Competitive fishing comes with its own set of rules. Some of the fine print at the Hoosier Open level reads as follows:

Cheating will not be tolerated.

Anglers may not fish alone.

Boats must be at least 14 feet in length.

Trolling as a method of catching fish is prohibited.

Only artificial lures may be used.

Competitors must use only permitted fishing locations.

Scoring is based on the combined weight of largemouth, smallmouth or spotted bass caught.

“Each tournament is a six-fish limit. You get your biggest six, weigh them, and it’s whoever has the most,” explained Glentzer, who usually partners with his Trafalgar neighbor, Jim Arvin, 62, during competitions. “Tournaments are nine hours long, usually sunup to sunset.”

The Hoosier Open season typically runs from mid-March to September, the ideal opening for someone whose autumns and winters are filled by sounds of bouncing basketballs and practice whistles.

Only once in seven years has Glentzer been forced to sit out a competition: March 17, 2012. He was inside a thunder-loud Southport Fieldhouse coaching the Lancers against Loogootee in a Class A semistate (Arvin, for his part, teamed with his son, Chad, that day).

Coaching basketball and fishing for points wouldn’t seem to have much in common.

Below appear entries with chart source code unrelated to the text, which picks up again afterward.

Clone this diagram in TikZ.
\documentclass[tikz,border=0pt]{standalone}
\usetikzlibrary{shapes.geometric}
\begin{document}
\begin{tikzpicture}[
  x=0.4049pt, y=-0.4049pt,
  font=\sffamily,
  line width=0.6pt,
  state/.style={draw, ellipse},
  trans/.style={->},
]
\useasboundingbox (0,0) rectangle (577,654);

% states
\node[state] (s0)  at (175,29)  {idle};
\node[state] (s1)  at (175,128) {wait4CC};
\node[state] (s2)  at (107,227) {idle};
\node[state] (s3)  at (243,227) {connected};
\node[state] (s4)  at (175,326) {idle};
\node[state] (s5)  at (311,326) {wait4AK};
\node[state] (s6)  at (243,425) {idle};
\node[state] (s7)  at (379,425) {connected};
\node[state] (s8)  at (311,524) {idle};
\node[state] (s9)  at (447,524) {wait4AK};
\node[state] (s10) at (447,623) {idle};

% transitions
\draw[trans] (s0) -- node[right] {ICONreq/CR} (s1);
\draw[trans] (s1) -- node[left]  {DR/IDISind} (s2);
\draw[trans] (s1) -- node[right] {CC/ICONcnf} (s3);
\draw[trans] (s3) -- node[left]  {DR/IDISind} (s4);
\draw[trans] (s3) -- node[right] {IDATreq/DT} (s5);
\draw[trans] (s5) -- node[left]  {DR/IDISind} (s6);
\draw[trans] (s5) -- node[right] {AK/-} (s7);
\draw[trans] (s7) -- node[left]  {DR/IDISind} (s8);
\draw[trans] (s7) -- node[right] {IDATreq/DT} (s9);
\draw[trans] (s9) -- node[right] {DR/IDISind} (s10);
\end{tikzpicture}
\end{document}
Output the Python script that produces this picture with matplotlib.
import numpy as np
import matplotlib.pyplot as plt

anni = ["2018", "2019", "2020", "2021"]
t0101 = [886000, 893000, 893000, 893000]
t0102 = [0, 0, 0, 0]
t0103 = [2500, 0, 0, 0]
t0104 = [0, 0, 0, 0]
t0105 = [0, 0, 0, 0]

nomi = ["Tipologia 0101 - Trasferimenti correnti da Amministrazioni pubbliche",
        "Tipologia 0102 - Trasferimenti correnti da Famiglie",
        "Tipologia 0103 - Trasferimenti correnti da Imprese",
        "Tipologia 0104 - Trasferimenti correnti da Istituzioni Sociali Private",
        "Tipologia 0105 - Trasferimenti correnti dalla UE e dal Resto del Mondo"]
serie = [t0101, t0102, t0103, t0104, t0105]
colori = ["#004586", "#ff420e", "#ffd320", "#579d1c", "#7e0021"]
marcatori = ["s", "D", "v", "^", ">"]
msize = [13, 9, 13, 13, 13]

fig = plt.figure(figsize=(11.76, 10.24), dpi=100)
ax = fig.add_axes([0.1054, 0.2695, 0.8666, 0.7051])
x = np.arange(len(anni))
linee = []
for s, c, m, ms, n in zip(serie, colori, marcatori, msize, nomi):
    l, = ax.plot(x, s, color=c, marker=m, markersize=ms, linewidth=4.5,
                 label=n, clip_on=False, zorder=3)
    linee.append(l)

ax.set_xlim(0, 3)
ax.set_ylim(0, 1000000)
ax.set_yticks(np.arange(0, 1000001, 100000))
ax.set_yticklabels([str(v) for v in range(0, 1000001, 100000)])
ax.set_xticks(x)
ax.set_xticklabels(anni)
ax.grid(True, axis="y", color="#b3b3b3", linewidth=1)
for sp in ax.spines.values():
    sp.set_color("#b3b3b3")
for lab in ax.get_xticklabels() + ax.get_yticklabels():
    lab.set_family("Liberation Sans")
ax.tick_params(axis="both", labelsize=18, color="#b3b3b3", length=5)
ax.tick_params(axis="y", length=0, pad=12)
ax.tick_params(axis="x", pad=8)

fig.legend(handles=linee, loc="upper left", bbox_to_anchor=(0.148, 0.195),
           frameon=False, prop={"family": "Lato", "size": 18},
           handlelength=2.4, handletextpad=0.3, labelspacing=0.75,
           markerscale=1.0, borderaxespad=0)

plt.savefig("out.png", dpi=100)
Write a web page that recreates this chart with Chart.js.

One competition takes place in front of thousands of cheering fans, a pep band and the like; the other plays out in almost eerily quiet surroundings.

The connecting point, said Glentzer, is strategy. Due to their evasive nature, bass can be more challenging to reel in than other types of fish. Add to it the degree of difficulty being increased based on Hoosier Open rules requiring anglers to use only artificial lures.

“The hardest part is the mental side of it. Here, it’s humbling,” Glentzer said. “There are days you fish as hard as anything, and there are days it’s easier. Some days you’re like, ‘Do I know what I’m doing?’ We come up with a game plan, and you have to be able to adapt. In Indiana, with our weather conditions, our lakes and rivers are never at the same height.”

Edinburgh’s boys basketball program is 56-16 (.778) since Glentzer’s arrival before the 2010-11 season. The man clearly knows how to diagram a successful game plan.

Arvin struggles when asked if his friend and fishing teammate is a better coach than fisherman. Or could it possibly be the other way around?

“I would say (fisherman) is a good possibility because Drew has some good instincts. He has a knack of quickly deciphering what the fish are doing on a certain day and reacting to that,” Arvin said. “You get guys who are fishermen who are combining these talents. When we fish Patoka, the guys from Jasper are all very tough to beat because they fish that lake all the time.”

Glentzer has entertained the idea of someday trying to fish competitively on a larger scale. Such events would draw the best competition possible, with another incentive being larger sums of prize money.

“That’s something I’ve talked about. I do have aspirations of doing that someday,” he said. “Basketball has most of my time now. But when we lose our last game, I get the boat out. It’s all about game-planning.”